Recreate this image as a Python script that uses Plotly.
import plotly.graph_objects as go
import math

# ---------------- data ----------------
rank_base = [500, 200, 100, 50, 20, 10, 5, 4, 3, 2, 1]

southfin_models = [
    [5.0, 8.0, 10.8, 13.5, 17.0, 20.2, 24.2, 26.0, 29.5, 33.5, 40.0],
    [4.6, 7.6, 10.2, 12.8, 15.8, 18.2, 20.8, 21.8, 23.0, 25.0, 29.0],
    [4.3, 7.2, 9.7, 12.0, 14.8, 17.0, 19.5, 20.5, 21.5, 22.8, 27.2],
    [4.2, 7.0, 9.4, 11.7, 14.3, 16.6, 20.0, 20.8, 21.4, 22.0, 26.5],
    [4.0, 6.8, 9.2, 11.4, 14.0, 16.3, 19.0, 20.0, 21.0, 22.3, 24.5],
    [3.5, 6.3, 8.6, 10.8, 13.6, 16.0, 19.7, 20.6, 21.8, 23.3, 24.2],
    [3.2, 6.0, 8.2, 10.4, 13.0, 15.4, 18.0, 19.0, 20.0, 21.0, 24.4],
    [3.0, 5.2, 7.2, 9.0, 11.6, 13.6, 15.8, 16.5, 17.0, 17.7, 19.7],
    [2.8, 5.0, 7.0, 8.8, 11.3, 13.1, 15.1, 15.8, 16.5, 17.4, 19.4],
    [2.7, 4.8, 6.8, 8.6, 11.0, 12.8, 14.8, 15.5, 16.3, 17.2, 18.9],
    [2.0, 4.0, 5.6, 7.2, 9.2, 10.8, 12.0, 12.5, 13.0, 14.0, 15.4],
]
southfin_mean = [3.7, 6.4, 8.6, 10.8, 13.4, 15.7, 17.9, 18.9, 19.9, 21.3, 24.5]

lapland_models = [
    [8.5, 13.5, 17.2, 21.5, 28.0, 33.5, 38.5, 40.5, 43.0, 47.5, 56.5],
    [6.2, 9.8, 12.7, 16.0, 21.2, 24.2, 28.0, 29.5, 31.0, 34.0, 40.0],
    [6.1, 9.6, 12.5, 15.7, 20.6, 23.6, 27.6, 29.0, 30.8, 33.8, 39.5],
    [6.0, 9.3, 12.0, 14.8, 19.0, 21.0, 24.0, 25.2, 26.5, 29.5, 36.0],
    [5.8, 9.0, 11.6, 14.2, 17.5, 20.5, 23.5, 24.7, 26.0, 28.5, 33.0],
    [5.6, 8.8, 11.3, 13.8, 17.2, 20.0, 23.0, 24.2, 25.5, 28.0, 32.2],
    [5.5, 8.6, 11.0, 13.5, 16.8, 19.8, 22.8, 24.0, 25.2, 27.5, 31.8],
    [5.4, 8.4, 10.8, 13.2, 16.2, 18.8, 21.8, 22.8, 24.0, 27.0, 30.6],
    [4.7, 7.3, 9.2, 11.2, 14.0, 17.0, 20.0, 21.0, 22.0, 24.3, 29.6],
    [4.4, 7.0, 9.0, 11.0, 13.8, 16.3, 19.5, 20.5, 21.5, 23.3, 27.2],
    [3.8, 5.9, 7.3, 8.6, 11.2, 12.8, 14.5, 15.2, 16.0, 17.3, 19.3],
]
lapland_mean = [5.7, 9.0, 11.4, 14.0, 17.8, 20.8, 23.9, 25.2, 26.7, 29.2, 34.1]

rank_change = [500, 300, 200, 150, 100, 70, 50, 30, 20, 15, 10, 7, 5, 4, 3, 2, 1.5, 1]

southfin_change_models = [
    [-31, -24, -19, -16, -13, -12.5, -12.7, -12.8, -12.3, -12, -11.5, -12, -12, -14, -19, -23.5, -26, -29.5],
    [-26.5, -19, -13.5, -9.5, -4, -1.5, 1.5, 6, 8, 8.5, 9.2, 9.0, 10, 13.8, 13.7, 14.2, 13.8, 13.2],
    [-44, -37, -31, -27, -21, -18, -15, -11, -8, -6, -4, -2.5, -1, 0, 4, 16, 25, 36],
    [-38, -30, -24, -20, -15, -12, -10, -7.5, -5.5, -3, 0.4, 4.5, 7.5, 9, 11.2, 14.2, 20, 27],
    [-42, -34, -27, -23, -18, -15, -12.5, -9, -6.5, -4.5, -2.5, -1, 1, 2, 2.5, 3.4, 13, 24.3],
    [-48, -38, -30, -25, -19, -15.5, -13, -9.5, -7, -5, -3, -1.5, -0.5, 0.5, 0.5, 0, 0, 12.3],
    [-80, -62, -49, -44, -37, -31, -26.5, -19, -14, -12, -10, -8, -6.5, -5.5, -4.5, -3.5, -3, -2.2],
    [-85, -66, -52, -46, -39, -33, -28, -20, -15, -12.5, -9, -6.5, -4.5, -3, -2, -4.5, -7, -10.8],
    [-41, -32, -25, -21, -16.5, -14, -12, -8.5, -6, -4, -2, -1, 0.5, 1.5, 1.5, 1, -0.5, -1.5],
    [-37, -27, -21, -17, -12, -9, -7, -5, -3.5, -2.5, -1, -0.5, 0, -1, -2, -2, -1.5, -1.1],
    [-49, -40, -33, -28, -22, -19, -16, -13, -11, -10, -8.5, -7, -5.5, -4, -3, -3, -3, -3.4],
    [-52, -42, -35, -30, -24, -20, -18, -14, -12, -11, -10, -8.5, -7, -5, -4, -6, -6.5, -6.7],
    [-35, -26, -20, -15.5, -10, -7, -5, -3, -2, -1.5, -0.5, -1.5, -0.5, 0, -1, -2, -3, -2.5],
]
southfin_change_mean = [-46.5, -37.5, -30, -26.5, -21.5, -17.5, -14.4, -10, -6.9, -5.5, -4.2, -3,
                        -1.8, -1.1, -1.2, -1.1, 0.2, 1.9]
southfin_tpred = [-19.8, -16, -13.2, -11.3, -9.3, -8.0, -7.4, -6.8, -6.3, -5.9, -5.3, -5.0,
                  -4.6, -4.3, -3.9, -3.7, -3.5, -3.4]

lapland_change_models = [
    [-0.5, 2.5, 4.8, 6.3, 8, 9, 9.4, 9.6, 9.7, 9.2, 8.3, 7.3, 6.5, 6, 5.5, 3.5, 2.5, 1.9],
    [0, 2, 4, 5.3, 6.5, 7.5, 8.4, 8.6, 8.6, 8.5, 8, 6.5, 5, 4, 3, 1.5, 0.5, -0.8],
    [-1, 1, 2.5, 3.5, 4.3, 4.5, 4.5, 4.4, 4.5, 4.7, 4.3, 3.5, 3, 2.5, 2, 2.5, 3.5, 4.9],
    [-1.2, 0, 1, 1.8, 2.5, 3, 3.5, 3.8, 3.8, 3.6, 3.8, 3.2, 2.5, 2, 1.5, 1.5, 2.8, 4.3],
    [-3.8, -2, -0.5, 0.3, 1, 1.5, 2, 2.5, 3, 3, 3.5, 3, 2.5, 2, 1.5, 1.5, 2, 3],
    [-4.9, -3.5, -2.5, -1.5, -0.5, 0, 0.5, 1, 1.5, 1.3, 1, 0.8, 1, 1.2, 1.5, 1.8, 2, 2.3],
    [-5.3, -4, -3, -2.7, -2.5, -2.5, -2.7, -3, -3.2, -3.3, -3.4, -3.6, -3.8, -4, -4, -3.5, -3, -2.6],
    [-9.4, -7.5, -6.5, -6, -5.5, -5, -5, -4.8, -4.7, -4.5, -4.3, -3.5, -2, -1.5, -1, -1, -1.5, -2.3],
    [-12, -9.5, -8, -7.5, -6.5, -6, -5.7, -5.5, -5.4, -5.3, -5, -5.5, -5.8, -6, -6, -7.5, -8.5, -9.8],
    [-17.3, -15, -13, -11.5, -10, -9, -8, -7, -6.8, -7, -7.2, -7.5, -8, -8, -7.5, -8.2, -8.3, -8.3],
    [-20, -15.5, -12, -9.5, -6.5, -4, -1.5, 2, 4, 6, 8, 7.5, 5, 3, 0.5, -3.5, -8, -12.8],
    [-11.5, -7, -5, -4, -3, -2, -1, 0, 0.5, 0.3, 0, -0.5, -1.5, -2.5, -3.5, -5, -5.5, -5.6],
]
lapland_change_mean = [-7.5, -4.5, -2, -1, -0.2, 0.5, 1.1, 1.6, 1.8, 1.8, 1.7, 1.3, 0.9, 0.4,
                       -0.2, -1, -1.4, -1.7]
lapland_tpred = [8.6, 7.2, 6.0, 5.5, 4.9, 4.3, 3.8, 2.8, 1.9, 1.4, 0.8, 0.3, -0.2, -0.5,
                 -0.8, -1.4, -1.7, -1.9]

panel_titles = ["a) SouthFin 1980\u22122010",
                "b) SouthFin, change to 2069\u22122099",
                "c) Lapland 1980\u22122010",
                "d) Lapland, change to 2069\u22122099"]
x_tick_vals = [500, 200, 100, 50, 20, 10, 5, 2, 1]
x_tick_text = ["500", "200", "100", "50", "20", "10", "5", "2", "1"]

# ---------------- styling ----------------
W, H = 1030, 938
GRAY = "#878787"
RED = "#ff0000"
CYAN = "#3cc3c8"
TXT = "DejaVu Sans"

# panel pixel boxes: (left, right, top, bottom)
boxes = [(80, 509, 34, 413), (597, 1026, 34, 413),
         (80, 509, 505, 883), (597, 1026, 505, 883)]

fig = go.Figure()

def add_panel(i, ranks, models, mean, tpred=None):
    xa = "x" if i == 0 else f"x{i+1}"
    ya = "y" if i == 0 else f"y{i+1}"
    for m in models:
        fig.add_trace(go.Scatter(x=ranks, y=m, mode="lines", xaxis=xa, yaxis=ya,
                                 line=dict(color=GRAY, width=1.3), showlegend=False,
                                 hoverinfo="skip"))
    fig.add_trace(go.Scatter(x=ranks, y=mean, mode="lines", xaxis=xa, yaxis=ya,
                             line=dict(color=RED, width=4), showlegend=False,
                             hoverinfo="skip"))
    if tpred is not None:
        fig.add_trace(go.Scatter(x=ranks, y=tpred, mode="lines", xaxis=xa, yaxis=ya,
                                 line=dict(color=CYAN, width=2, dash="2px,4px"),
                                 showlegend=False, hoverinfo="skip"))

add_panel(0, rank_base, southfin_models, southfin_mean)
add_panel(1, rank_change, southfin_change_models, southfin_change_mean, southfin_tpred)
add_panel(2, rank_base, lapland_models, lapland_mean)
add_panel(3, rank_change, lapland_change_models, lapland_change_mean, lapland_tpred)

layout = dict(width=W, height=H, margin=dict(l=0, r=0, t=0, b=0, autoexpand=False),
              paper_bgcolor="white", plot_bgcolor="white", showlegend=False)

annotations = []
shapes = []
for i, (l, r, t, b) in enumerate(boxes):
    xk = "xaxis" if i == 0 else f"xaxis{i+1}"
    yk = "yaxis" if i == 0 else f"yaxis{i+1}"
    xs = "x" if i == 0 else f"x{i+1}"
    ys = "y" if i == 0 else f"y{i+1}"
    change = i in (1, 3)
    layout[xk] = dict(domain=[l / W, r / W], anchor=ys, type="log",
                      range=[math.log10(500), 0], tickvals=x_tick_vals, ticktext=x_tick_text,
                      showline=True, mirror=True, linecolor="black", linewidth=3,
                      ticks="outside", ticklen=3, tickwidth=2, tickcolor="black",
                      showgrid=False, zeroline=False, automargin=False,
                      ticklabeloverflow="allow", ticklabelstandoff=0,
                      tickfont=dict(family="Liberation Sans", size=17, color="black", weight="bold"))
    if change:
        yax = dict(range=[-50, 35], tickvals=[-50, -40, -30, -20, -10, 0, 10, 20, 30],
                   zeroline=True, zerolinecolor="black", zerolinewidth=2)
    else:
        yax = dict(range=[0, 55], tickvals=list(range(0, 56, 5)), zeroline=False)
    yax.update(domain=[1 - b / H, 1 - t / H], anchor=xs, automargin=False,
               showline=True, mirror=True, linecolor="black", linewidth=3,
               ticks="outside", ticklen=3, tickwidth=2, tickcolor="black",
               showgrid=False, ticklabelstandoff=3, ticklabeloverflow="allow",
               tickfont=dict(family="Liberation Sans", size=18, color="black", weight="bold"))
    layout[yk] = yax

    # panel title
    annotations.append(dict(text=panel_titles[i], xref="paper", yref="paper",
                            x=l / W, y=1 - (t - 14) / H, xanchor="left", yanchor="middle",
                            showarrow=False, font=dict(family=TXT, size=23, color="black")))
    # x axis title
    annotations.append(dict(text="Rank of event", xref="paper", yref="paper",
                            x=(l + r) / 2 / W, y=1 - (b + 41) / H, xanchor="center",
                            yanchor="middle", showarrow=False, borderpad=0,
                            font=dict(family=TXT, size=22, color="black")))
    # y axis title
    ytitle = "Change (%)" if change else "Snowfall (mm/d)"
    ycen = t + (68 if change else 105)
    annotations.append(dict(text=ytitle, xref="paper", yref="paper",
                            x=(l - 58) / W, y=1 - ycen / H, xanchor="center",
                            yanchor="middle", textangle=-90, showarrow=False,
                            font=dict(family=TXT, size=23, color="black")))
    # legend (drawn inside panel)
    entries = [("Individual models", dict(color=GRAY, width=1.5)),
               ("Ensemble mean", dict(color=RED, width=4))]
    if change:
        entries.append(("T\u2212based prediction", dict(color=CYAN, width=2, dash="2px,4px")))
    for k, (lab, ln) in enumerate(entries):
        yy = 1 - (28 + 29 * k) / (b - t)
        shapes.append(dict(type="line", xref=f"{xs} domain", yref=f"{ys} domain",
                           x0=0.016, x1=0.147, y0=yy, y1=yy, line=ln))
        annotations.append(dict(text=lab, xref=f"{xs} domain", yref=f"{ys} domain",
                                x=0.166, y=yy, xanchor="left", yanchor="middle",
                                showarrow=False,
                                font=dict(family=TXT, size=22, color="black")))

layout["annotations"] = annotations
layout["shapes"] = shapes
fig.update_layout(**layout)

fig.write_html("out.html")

==========

What this task involves - Produce the lines from the top of the listing through the "5, 4, 3, 2, 1]" line exactly as they appear, with no additional output.

Result of this task -
Recreate this image as a Python script that uses Plotly.
import plotly.graph_objects as go
import math

# ---------------- data ----------------
rank_base = [500, 200, 100, 50, 20, 10, 5, 4, 3, 2, 1]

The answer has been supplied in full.